Título: Lula diz à CNBB que crise é grave e bispo vê 'pura hipocrisia'
Autor: José Maria Mayrink
Fonte: O Estado de São Paulo, 10/08/2005, Nacional, p. A11

Em carta lida ontem em Itaici, presidente reafirma determinação de apurar todos os erros e desvios, "doa a quem doer"

INDAIATUBA - A cúpula da Conferência Nacional dos Bispos do Brasil (CNBB) reagiu com um misto de esperança e ceticismo a uma carta do presidente Luiz Inácio Lula da Silva, na qual ele garante ao episcopado que tem plena noção da gravidade da crise política que o País está vivendo e reafirma a determinação "no sentido de que todos os erros e desvios devam ser apurados, doa a quem doer". Na carta, de 70 linhas, lida ontem de manhã pelo presidente da CNBB, cardeal Geraldo Majella Agnelo, na abertura da 43.ª Assembléia Geral da entidade, em Itaici, no município de Indaiatuba, a 100 quilômetros da capital, Lula diz esperar que, assim como a Polícia Federal e a Controladoria Geral da União têm atuado com decisão, "os processos nas demais esferas de poder tenham um desfecho breve, maduro e conseqüente".

O presidente garante que tem feito todos os esforços para que a crise política não paralise o governo e o País. "Tenho sinceramente a esperança de que este seja um processo purificador para a vida política do País e para a afirmação dos princípios democráticos e dos valores republicanos", afirma Lula. "Não podemos frustrar as expectativas de nossa gente , particularmente dos mais pobres."

Mais adiante, o presidente confessa aos bispos que a crise o entristece, mas de maneira alguma abate seu ânimo e a disposição de trabalhar e governar. "Quem já passou por tantas dificuldades como eu não tem o direito de se abater.

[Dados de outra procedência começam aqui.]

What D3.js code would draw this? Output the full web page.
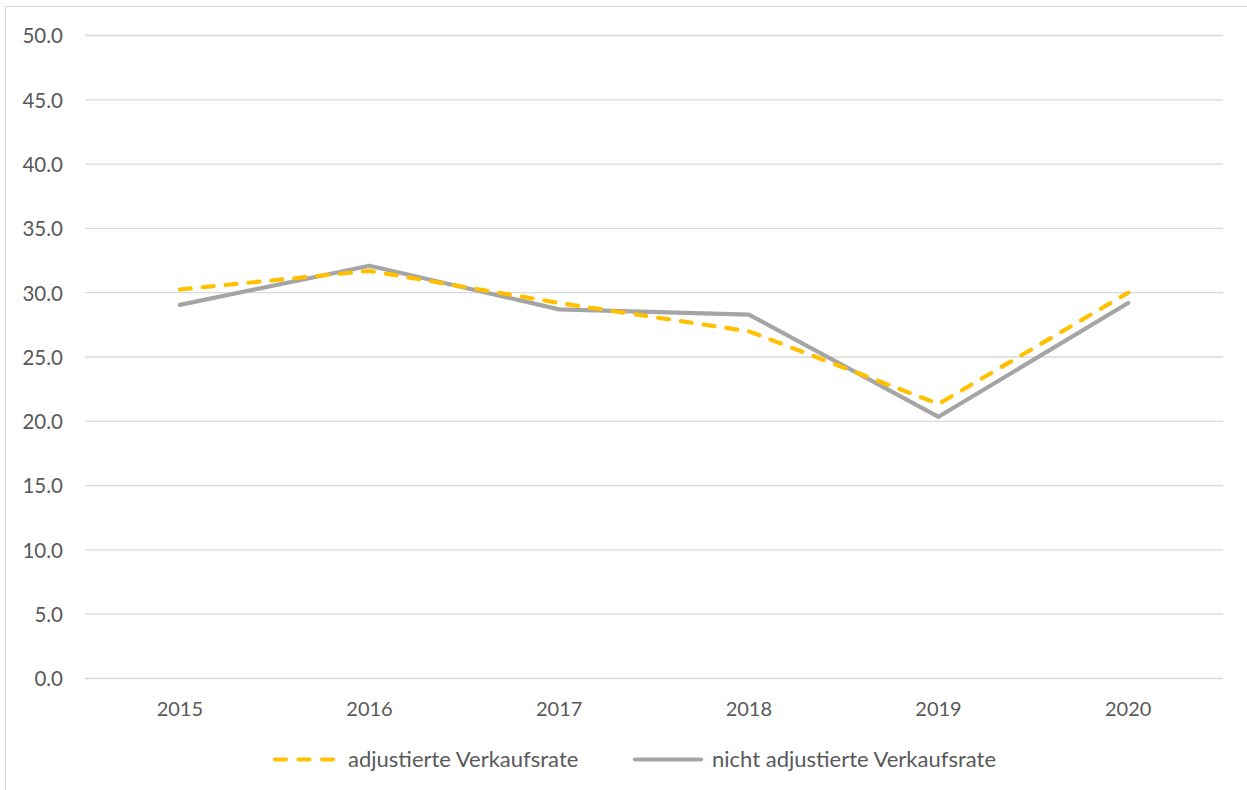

E Deus não tem me faltado." Lembrando sua identificação com os valores éticos do Evangelho e a fé que recebeu de sua mãe, Lula reafirma sua "posição em defesa da vida em todos os seus aspectos e em todo o seu alcance". Os debates que a sociedade brasileira "realiza, em sua pluralidade cultural e religiosa, são acompanhados e estimulados pelo governo, que, no entanto, não tomará nenhuma iniciativa que contradiga os princípios cristãos", promete Lula.

"Pura hipocrisia", disse o cardeal Eusébio Scheid, o arcebispo do Rio que, ao chegar a Roma em abril para a eleição do papa, declarou que Lula não era católico, mas caótico. "O presidente vai enganar a todos aqui, pois ninguém sabe o que está acontecendo." Para o secretário-geral da CNBB, d. Odilo Pedro Scherer, as palavras de Lula não correspondem à realidade.

"Gostei da carta, mas acho que o presidente deveria ter mais empenho (em tomar medidas), em vez de transferir a responsabilidade para o Congresso, como ele tem feito", afirmou o arcebispo de São Paulo, d. Cláudio Hummes. Em sua opinião, a CNBB deve analisar com carinho a crise política que o País atravessa, porque o povo está perdendo a confiança nas instituições.

O cardeal se referia aos termos de uma declaração que o episcopado deverá divulgar sobre o momento atual, conforme ficou decidido em plenário, na abertura da assembléia de Itaici. A proposta para que a CNBB se pronunciasse foi de d. Demétrio Valentini, bispo de Jales (SP), da Comissão Pastoral para o Serviço da Caridade, da Justiça e da Paz. "A Igreja não pode se calar e deve fazer uma reflexão que sirva de alento para que haja avanço e não retrocesso", argumentou.

A crise política foi o destaque da Análise de Conjuntura, estudo que um grupo de assessores liderados pelo sociólogo Pedro A. Ribeiro de Oliveira apresentou à assembléia para reflexão dos bispos sobre a situação política, econômica e social do País. A grande incógnita, segundo os autores da análise, é saber se o PT poderá sobreviver à crise política atual e o que significaria seu desaparecimento.